白天,我听大人们的故事;夜晚,我听玉兰花的秘密。在昼与夜之间,在人与花之间,我似乎瞥见了所谓的众生之相。在病床前,是祖父留给我的《金刚经》。在大人们来看我的时候,我会请他们为我诵读其中的某个篇章。从那时候开始,这部经书就是我的精神护身符。多年以后,当我开始创作时,才意识到这部经书为我提供了一种观看世界的方法,一种漫游世界的道路。我珍视其中的每一个字。

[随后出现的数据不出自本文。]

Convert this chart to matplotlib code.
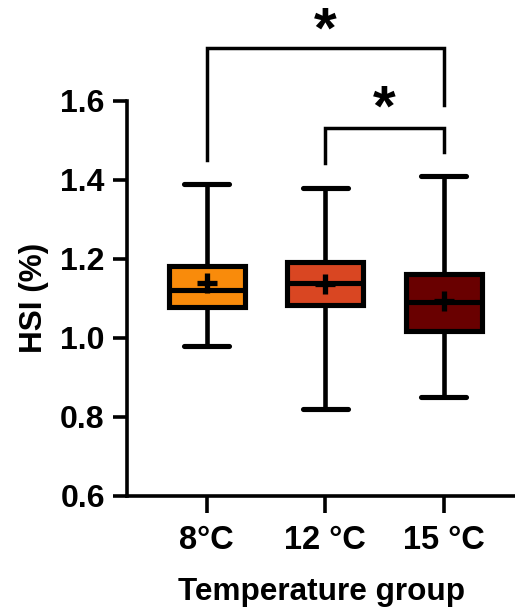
import matplotlib
matplotlib.use("Agg")
import matplotlib.pyplot as plt

categories = ["8°C", "12 °C", "15 °C"]
whisker_low = [0.98, 0.82, 0.85]
q1 = [1.078, 1.084, 1.018]
median = [1.122, 1.138, 1.090]
q3 = [1.181, 1.191, 1.162]
whisker_high = [1.39, 1.38, 1.41]
means = [1.138, 1.135, 1.092]
colors = ["#F98B0B", "#D94622", "#690000"]

yticks = [0.6, 0.8, 1.0, 1.2, 1.4, 1.6]

plt.rcParams['font.family'] = ['Liberation Sans', 'DejaVu Sans']
plt.rcParams['font.weight'] = 'bold'

fig = plt.figure(figsize=(5.15, 6.07), dpi=100)
ax = fig.add_axes([127/515, 1 - 495.7/607, 1 - 127/515, (495.7 - 100.7)/607])

stats = []
for i in range(len(categories)):
    stats.append(dict(med=median[i], q1=q1[i], q3=q3[i],
                      whislo=whisker_low[i], whishi=whisker_high[i],
                      mean=means[i], fliers=[], label=categories[i]))

positions = list(range(1, len(categories) + 1))
bp = ax.bxp(stats, positions=positions, widths=0.64, patch_artist=True,
            showmeans=True, showfliers=False,
            boxprops=dict(linewidth=3.7, edgecolor='black'),
            medianprops=dict(color='black', linewidth=3.7),
            whiskerprops=dict(color='black', linewidth=3.3),
            capprops=dict(color='black', linewidth=3.7, solid_capstyle='round'),
            meanprops=dict(marker='+', markersize=15, markeredgewidth=3.8,
                           markeredgecolor='black'),
            capwidths=0.38)
for patch, c in zip(bp['boxes'], colors):
    patch.set_facecolor(c)

ax.set_ylim(0.6, 1.6)
ax.set_xlim(0.328, 3.6)
ax.set_yticks(yticks)
ax.set_yticklabels([f"{t:.1f}" for t in yticks], fontsize=23, fontweight='bold')
ax.set_xticks(positions)
ax.set_xticklabels(categories, fontsize=23.5, fontweight='bold')

for s in ['top', 'right']:
    ax.spines[s].set_visible(False)
for s in ['left', 'bottom']:
    ax.spines[s].set_linewidth(2.6)
ax.tick_params(axis='y', length=10, width=2.6, pad=6)
ax.tick_params(axis='x', length=12, width=2.6, pad=9)

ax.set_ylabel("HSI (%)", fontsize=22.7, fontweight='bold', labelpad=8)
ax.set_xlabel("Temperature group", fontsize=22.7, fontweight='bold', labelpad=15)

# significance brackets
def bracket(x1, x2, y, yl1, yl2, ys):
    ax.plot([x1, x1, x2, x2], [yl1, y, y, yl2], color='black', lw=2.5,
            clip_on=False, solid_joinstyle='miter')
    ax.text((x1 + x2) / 2, ys, "*", ha='center', va='center', fontsize=42,
            fontweight='bold', clip_on=False)

bracket(1, 3, 1.733, 1.45, 1.589, 1.772)
bracket(2, 3, 1.532, 1.442, 1.471, 1.575)

fig.savefig("out.png", dpi=100)
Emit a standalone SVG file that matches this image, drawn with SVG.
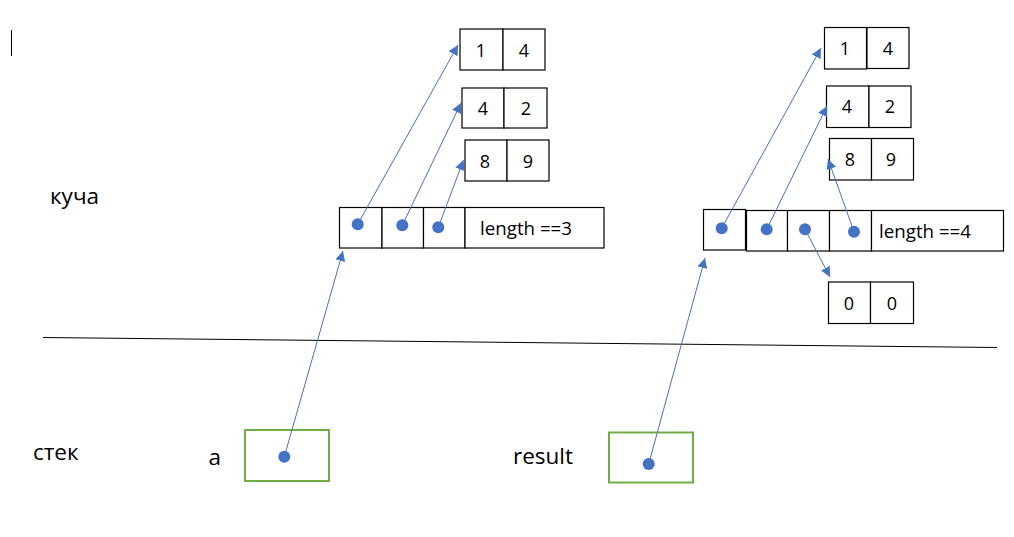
<svg xmlns="http://www.w3.org/2000/svg" width="1014" height="537" viewBox="0 0 1014 537">
<style>
.cell{fill:#fff;stroke:#000;stroke-width:1.2}
.var{fill:#fff;stroke:#70AD47;stroke-width:2}
.t{font-family:"Open Sans","Liberation Sans",sans-serif;font-size:18px;fill:#000}
.len{font-family:"Open Sans","Liberation Sans",sans-serif;font-size:17.5px;fill:#000}
.lbl{font-family:"Open Sans","Liberation Sans",sans-serif;font-size:22.5px;fill:#000}
.dot{fill:#4472C4}
.arr{stroke:#4472C4;stroke-width:1;fill:none;marker-end:url(#ah)}
</style>
<defs>
<marker id="ah" viewBox="0 0 10 10" refX="10" refY="5" markerWidth="10" markerHeight="10" markerUnits="userSpaceOnUse" orient="auto">
<path d="M0,0 L10,5 L0,10 z" fill="#4472C4"/>
</marker>
</defs>
<rect width="1014" height="537" fill="#fff"/>
<line x1="11.5" y1="30" x2="11.5" y2="56" stroke="#000" stroke-width="1"/>
<g id="labels">
<text class="lbl" x="50" y="203.5">куча</text>
<text class="lbl" x="33" y="459.5">стек</text>
<text class="lbl" x="208.5" y="465">a</text>
<text class="lbl" x="513" y="463.5">result</text>
</g>
<line id="divider" x1="43" y1="337.5" x2="997" y2="347.5" stroke="#000" stroke-width="1"/>
<g id="L14">
<rect class="cell" x="460" y="29" width="43" height="41"/>
<rect class="cell" x="503" y="29" width="42" height="41"/>
<text class="t" x="481" y="56.5" text-anchor="middle">1</text>
<text class="t" x="524" y="56.5" text-anchor="middle">4</text>
</g>
<g id="L42">
<rect class="cell" x="462" y="88" width="42" height="40"/>
<rect class="cell" x="504" y="88" width="43" height="40"/>
<text class="t" x="483" y="114.5" text-anchor="middle">4</text>
<text class="t" x="526" y="114.5" text-anchor="middle">2</text>
</g>
<g id="L89">
<rect class="cell" x="465" y="140" width="42" height="41"/>
<rect class="cell" x="507" y="140" width="42" height="41"/>
<text class="t" x="485" y="167.5" text-anchor="middle">8</text>
<text class="t" x="528" y="167.5" text-anchor="middle">9</text>
</g>
<g id="Larr">
<rect class="cell" x="339.5" y="207.5" width="42.5" height="40.5"/>
<rect class="cell" x="382" y="207.5" width="41.5" height="40.5"/>
<rect class="cell" x="423.5" y="207.5" width="41.5" height="40.5"/>
<rect class="cell" x="465" y="207.5" width="139" height="40.5"/>
<text class="len" x="480" y="235" textLength="92" lengthAdjust="spacingAndGlyphs">length ==3</text>
</g>
<g id="R14">
<rect class="cell" x="824.5" y="27.5" width="42" height="41.5"/>
<rect class="cell" x="867" y="27.5" width="42" height="41"/>
<text class="t" x="845" y="55" text-anchor="middle">1</text>
<text class="t" x="888" y="55" text-anchor="middle">4</text>
</g>
<g id="R42">
<rect class="cell" x="826.5" y="86" width="42.5" height="41.5"/>
<rect class="cell" x="869" y="86" width="42" height="41.5"/>
<text class="t" x="847" y="113" text-anchor="middle">4</text>
<text class="t" x="890" y="113" text-anchor="middle">2</text>
</g>
<g id="R89">
<rect class="cell" x="829.5" y="138.5" width="42" height="41.5"/>
<rect class="cell" x="871.5" y="138.5" width="42" height="41.5"/>
<text class="t" x="850" y="166" text-anchor="middle">8</text>
<text class="t" x="891" y="166" text-anchor="middle">9</text>
</g>
<g id="Rarr">
<rect class="cell" x="703.5" y="209.5" width="42" height="40.5"/>
<rect class="cell" x="746.5" y="210.5" width="41" height="40.5"/>
<rect class="cell" x="787.5" y="210.5" width="42" height="40.5"/>
<rect class="cell" x="829.5" y="210.5" width="42" height="40.5"/>
<rect class="cell" x="871.5" y="210.5" width="132" height="40.5"/>
<text class="len" x="879" y="238" textLength="92" lengthAdjust="spacingAndGlyphs">length ==4</text>
</g>
<g id="R00">
<rect class="cell" x="828.5" y="282" width="42" height="41.5"/>
<rect class="cell" x="870.5" y="282" width="43" height="41.5"/>
<text class="t" x="849" y="309.5" text-anchor="middle">0</text>
<text class="t" x="892" y="309.5" text-anchor="middle">0</text>
</g>
<g id="var_a">
<rect class="var" x="245" y="430" width="84" height="51"/>
</g>
<g id="var_result">
<rect class="var" x="609" y="432.5" width="84" height="50"/>
</g>
<g id="connectors">
<line class="arr" x1="357.7" y1="224.3" x2="458" y2="45"/>
<line class="arr" x1="402.3" y1="225.3" x2="461" y2="103"/>
<line class="arr" x1="438.3" y1="227.3" x2="463.5" y2="160"/>
<line class="arr" x1="284.3" y1="456.7" x2="343" y2="251"/>
<line class="arr" x1="721.7" y1="228.3" x2="821" y2="48"/>
<line class="arr" x1="766.7" y1="229.3" x2="827" y2="106"/>
<line class="arr" x1="805" y1="229.3" x2="830" y2="277"/>
<line class="arr" x1="854" y1="231.7" x2="828" y2="159"/>
<line class="arr" x1="648.7" y1="464" x2="705" y2="258"/>
</g>
<g id="dots">
<circle class="dot" cx="357.7" cy="224.3" r="6"/>
<circle class="dot" cx="402.3" cy="225.3" r="6"/>
<circle class="dot" cx="438.3" cy="227.3" r="6"/>
<circle class="dot" cx="284.3" cy="456.7" r="6"/>
<circle class="dot" cx="721.7" cy="228.3" r="6"/>
<circle class="dot" cx="766.7" cy="229.3" r="6"/>
<circle class="dot" cx="805" cy="229.3" r="6"/>
<circle class="dot" cx="854" cy="231.7" r="6"/>
<circle class="dot" cx="648.7" cy="464" r="6"/>
</g>
</svg>
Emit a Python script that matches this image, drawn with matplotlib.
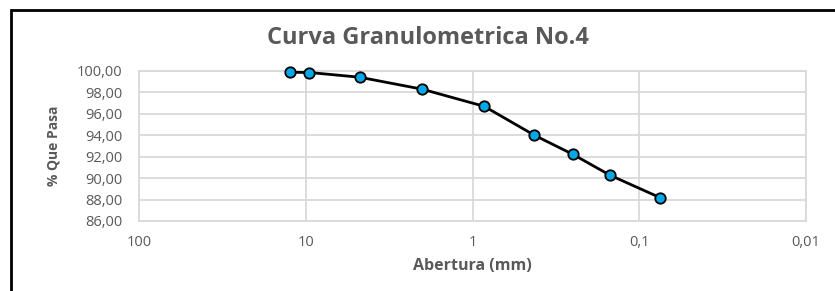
import matplotlib
matplotlib.use("Agg")
import matplotlib.pyplot as plt
from matplotlib.patches import Rectangle

abertura = [12.5, 9.5, 4.75, 2.0, 0.85, 0.425, 0.25, 0.15, 0.075]
pasa = [99.88, 99.86, 99.42, 98.30, 96.70, 94.00, 92.22, 90.28, 88.18]
x_ticks = [100, 10, 1, 0.1, 0.01]
x_labels = ["100", "10", "1", "0,1", "0,01"]
y_ticks = [86, 88, 90, 92, 94, 96, 98, 100]
y_labels = ["%.2f" % v for v in y_ticks]
y_labels = [s.replace(".", ",") for s in y_labels]

plt.rcParams["font.family"] = ["Open Sans", "DejaVu Sans"]
gray = "#595959"

fig = plt.figure(figsize=(8.35, 2.91), dpi=100)
fig.patches.append(Rectangle((11 / 835, -0.1), 2.0, (291 - 10) / 291 + 0.1,
                             transform=fig.transFigure, fill=False,
                             edgecolor="black", linewidth=2))

ax = fig.add_axes([139 / 835, 1 - 221 / 291, (806 - 139) / 835, 150 / 291])
ax.set_xscale("log")
ax.set_xlim(100, 0.01)
ax.set_ylim(86, 100)
ax.set_xticks(x_ticks)
ax.set_xticklabels(x_labels)
ax.minorticks_off()
ax.set_yticks(y_ticks)
ax.set_yticklabels(y_labels)
ax.tick_params(length=0, labelsize=10.5, labelcolor=gray)
ax.tick_params(axis="y", pad=12)
ax.tick_params(axis="x", pad=10)
ax.grid(True, color="#d9d9d9", linewidth=1.3)
for s in ax.spines.values():
    s.set_color("#d9d9d9")
    s.set_linewidth(1.3)

ax.plot(abertura, pasa, color="black", linewidth=2, marker="o",
        markersize=7.5, markerfacecolor="#00a8e8", markeredgecolor="black",
        markeredgewidth=1.3, zorder=3, clip_on=False)

ax.set_xlabel("Abertura (mm)", fontsize=11.5, fontweight="bold", color=gray, labelpad=6)
ax.set_ylabel("% Que Pasa", fontsize=10, fontweight="bold", color=gray, labelpad=12)
fig.text(428 / 835, 1 - 38 / 291, "Curva Granulometrica No.4", ha="center", va="center",
         fontsize=17, fontweight="bold", color=gray)

fig.savefig("out.png", dpi=100)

后来,姑姑送了我一本拼音版的《唐诗三百首》。有时候,我自己默读;有时候,他们为我诵读。在精神匮乏的岁月,这些诗歌成了我在人间的食粮。即便很多诗句并不理解,但仅仅听到字句之间的细语,就足以让我领受到语言的微光。其中的很多篇目,化为我体内的真气,滋养着如今的我与未来的我。于是,我写作,也是为了拥抱过去的自己,并告诉他,不要害怕,请按照你的心意去活,请按照你的意志去飞。那些听过的故事,那些读过的诗篇,如今幻化为我体内的海。

我的身体在一点点康复,病痛在一点点消失。我快要离开这间病房了,却有种古怪的不舍。离开这里后,我将要重复过去的生活。不,不是的,我将要开始全新的生活,因为疾病教会了我如何穿越黑夜,如何去飞,如何去活。是的,我是梦的孩子,我以梦为生。

离开医院的那天下午,户外的玉兰花落了一地。母亲帮我捡了三片,放进了包里。我们离开了医院,离开了县城,返回了村庄。由此,我的梦也凋谢了。

这么多年过去了,我依然会做与飞有关的梦。我珍视这些梦,它们是生命册,更是启示录。这些梦,也是我口袋中的星辰。深陷生活泥淖时,我会细数这无形的星辰,会深问自己的心灵,并在顿悟之时,飞出自己的肉身,飞向不可知的虚空。是的,我是梦之子。